> _Directions_:
Find the line with "Reproduce this chart with Plotly." and the line with "fig = go.Figure()", then repeat both of them and every line in between exactly. Omit the pictures.

> _Working data_:
----
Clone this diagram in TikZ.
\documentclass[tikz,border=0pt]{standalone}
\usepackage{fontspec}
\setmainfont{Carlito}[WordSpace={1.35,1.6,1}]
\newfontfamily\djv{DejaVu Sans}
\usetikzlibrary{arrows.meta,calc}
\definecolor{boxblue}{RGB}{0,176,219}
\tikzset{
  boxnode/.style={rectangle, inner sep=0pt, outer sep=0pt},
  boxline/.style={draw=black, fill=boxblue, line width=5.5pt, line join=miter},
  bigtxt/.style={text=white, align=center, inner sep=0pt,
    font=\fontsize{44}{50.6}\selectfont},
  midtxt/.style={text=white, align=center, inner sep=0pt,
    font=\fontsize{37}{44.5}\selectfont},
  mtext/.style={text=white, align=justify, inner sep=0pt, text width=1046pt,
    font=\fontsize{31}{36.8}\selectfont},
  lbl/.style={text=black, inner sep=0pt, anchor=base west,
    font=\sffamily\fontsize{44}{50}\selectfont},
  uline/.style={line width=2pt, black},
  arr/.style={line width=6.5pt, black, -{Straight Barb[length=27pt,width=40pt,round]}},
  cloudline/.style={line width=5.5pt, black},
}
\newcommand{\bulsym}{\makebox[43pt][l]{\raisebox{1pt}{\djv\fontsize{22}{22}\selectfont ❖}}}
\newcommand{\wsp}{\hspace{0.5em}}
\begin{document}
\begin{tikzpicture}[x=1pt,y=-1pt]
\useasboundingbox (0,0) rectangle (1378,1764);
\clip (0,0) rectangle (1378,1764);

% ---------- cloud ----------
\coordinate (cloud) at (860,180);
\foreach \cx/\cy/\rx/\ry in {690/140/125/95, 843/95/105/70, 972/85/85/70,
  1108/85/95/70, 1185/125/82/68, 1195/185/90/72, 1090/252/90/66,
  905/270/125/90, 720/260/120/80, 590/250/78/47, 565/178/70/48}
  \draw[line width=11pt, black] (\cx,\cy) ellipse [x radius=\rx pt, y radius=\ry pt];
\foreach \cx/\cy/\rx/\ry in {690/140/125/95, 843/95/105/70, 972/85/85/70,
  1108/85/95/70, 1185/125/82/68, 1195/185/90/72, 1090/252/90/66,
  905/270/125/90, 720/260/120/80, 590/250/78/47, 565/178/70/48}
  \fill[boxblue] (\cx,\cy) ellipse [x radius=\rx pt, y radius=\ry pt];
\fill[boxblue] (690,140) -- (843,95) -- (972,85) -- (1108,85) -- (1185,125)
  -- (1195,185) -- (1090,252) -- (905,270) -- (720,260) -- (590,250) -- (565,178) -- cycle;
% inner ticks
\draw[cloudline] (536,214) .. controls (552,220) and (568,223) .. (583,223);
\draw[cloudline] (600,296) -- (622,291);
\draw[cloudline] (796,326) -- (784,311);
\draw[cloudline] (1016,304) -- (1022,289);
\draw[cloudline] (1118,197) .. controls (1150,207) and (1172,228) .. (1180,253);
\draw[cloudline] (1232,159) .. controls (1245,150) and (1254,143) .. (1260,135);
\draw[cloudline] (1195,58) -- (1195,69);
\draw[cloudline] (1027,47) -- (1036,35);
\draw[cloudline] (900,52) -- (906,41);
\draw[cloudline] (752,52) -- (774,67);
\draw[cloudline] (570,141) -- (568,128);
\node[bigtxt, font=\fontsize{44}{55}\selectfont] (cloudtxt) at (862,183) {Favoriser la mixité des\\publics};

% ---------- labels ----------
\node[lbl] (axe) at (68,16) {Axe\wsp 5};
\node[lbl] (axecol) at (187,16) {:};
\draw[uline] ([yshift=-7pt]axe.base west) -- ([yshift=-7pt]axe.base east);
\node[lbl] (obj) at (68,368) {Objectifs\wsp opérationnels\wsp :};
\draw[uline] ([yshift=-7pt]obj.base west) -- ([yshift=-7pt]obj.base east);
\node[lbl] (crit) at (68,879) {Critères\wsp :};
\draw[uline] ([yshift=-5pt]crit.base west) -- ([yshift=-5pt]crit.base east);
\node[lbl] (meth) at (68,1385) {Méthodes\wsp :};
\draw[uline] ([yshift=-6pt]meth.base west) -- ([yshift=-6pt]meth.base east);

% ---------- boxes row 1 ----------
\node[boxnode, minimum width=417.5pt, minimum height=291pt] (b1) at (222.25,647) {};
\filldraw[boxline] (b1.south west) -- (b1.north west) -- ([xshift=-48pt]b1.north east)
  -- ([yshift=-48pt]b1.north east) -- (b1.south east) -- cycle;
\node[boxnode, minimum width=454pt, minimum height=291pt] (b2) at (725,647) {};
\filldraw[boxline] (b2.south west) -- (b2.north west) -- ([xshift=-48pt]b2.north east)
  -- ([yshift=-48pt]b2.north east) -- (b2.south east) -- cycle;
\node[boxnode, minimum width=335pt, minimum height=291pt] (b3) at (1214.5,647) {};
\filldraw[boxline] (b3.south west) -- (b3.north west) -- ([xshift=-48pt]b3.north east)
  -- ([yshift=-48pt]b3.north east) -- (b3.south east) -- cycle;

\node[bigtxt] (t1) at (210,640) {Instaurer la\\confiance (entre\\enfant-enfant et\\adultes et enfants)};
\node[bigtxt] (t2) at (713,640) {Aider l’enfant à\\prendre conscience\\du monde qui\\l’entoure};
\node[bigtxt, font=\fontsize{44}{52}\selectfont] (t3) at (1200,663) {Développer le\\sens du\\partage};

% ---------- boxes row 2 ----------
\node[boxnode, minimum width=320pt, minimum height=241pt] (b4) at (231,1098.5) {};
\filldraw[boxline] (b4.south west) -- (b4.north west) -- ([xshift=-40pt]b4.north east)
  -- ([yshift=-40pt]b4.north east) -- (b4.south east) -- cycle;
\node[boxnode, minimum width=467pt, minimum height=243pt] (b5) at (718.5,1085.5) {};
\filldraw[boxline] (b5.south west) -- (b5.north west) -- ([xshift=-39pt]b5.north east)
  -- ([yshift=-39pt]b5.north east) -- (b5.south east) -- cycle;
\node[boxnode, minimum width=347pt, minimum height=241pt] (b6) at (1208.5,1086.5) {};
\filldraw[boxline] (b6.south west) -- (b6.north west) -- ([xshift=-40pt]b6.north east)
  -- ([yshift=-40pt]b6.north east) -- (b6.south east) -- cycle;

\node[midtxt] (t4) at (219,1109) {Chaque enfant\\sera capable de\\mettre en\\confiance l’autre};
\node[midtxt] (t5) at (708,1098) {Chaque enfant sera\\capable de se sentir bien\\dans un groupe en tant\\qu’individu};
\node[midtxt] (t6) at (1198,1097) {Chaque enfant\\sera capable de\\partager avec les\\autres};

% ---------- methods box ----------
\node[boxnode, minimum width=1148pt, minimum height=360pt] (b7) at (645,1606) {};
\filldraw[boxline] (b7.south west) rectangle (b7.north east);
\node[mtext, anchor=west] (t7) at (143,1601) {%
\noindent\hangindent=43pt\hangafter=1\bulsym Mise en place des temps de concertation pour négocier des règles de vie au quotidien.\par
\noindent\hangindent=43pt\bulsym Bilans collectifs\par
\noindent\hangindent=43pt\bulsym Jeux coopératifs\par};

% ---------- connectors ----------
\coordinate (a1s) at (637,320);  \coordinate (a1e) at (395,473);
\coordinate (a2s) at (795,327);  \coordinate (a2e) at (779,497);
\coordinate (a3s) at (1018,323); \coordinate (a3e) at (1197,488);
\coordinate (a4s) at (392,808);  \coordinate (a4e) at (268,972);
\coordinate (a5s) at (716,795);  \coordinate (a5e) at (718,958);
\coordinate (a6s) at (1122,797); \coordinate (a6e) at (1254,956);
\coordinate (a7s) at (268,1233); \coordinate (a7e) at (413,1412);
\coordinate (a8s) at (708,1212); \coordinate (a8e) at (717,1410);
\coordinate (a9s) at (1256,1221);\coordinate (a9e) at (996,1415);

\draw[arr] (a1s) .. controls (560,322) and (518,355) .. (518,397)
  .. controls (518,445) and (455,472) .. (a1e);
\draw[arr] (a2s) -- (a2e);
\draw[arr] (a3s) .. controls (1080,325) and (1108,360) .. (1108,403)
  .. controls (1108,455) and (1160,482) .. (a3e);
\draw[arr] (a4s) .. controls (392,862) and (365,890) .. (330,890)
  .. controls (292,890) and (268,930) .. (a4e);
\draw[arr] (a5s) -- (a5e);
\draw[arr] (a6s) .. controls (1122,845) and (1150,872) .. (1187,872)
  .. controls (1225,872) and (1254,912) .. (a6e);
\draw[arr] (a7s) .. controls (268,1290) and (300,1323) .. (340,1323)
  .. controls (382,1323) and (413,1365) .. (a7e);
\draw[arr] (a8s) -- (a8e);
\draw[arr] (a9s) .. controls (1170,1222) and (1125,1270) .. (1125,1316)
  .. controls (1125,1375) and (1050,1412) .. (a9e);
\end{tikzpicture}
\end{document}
----
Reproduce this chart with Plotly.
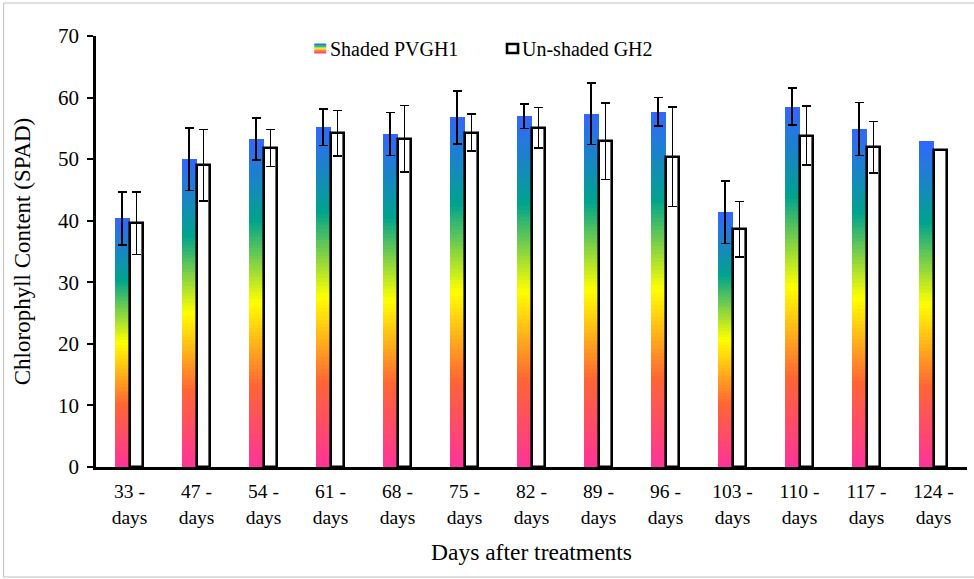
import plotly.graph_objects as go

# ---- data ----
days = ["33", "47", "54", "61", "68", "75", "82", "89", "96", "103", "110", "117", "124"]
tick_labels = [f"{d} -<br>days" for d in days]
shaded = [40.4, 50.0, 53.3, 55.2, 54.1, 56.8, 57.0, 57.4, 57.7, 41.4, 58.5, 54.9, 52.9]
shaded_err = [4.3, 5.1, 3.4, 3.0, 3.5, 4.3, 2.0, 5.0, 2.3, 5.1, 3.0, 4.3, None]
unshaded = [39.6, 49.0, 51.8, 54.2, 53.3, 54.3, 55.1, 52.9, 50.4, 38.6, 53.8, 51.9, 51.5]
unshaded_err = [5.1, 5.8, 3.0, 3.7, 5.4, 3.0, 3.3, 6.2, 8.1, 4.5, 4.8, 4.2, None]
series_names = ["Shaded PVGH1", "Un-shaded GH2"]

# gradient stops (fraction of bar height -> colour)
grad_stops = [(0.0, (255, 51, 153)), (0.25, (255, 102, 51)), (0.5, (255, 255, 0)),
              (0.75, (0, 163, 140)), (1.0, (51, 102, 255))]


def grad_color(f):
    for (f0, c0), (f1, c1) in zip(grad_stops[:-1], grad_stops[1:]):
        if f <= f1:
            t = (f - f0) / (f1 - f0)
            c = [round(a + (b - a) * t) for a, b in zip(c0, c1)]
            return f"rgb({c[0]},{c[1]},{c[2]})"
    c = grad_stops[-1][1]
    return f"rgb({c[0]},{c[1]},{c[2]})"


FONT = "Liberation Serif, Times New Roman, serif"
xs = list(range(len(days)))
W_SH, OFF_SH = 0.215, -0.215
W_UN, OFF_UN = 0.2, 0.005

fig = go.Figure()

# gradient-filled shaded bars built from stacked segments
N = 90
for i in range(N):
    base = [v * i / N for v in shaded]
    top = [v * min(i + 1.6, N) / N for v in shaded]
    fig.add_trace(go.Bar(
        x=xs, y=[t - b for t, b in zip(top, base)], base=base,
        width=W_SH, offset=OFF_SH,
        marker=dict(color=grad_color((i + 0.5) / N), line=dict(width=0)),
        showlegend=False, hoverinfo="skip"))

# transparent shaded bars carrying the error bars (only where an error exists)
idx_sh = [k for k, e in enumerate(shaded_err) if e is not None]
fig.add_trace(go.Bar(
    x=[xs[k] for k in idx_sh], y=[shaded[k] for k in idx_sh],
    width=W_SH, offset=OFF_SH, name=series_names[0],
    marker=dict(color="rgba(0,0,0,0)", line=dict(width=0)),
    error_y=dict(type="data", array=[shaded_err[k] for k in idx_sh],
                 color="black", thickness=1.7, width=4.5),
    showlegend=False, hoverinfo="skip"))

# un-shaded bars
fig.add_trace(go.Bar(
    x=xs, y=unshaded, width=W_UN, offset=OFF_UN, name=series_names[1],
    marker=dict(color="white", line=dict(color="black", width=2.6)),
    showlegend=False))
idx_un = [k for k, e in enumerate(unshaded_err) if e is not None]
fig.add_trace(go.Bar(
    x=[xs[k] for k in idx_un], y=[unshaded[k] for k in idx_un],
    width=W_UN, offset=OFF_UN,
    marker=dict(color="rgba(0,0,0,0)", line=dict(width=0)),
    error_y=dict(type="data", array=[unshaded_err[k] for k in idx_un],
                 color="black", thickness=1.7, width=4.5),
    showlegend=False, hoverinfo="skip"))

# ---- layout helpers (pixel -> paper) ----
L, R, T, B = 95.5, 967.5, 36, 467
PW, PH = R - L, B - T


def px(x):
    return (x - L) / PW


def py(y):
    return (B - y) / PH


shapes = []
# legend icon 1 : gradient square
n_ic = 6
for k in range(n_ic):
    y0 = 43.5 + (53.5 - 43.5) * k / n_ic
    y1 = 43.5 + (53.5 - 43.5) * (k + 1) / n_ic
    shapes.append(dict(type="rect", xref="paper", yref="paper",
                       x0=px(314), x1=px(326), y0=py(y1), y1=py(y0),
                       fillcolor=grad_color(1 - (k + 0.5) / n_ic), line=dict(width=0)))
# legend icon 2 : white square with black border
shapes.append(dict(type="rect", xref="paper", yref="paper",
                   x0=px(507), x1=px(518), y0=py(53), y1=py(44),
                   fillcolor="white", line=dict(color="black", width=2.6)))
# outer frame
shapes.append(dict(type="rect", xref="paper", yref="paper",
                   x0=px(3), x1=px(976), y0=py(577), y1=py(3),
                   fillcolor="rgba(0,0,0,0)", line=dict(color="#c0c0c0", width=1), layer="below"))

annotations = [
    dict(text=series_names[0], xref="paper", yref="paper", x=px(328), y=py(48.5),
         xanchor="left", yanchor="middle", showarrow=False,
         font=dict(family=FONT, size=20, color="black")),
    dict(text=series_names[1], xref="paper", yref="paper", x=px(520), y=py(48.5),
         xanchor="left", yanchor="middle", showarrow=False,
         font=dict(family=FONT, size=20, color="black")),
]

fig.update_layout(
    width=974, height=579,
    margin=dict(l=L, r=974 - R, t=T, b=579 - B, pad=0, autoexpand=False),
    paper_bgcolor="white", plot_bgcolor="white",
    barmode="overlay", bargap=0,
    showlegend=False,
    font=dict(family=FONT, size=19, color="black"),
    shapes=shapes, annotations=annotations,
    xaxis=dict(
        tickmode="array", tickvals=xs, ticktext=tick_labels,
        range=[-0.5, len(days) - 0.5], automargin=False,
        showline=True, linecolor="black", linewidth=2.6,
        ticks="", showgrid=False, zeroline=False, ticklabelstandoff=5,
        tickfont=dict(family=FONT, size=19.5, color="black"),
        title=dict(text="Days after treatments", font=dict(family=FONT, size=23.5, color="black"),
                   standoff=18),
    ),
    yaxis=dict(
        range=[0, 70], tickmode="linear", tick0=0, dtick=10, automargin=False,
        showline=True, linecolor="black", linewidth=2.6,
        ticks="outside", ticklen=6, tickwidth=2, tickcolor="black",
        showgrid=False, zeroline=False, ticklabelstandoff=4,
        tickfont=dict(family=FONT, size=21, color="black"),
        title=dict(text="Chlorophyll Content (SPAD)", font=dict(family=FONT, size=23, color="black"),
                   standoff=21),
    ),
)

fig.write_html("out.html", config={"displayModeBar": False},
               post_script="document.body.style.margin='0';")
----
> _Task response_:
Reproduce this chart with Plotly.
import plotly.graph_objects as go

# ---- data ----
days = ["33", "47", "54", "61", "68", "75", "82", "89", "96", "103", "110", "117", "124"]
tick_labels = [f"{d} -<br>days" for d in days]
shaded = [40.4, 50.0, 53.3, 55.2, 54.1, 56.8, 57.0, 57.4, 57.7, 41.4, 58.5, 54.9, 52.9]
shaded_err = [4.3, 5.1, 3.4, 3.0, 3.5, 4.3, 2.0, 5.0, 2.3, 5.1, 3.0, 4.3, None]
unshaded = [39.6, 49.0, 51.8, 54.2, 53.3, 54.3, 55.1, 52.9, 50.4, 38.6, 53.8, 51.9, 51.5]
unshaded_err = [5.1, 5.8, 3.0, 3.7, 5.4, 3.0, 3.3, 6.2, 8.1, 4.5, 4.8, 4.2, None]
series_names = ["Shaded PVGH1", "Un-shaded GH2"]

# gradient stops (fraction of bar height -> colour)
grad_stops = [(0.0, (255, 51, 153)), (0.25, (255, 102, 51)), (0.5, (255, 255, 0)),
              (0.75, (0, 163, 140)), (1.0, (51, 102, 255))]


def grad_color(f):
    for (f0, c0), (f1, c1) in zip(grad_stops[:-1], grad_stops[1:]):
        if f <= f1:
            t = (f - f0) / (f1 - f0)
            c = [round(a + (b - a) * t) for a, b in zip(c0, c1)]
            return f"rgb({c[0]},{c[1]},{c[2]})"
    c = grad_stops[-1][1]
    return f"rgb({c[0]},{c[1]},{c[2]})"


FONT = "Liberation Serif, Times New Roman, serif"
xs = list(range(len(days)))
W_SH, OFF_SH = 0.215, -0.215
W_UN, OFF_UN = 0.2, 0.005

fig = go.Figure()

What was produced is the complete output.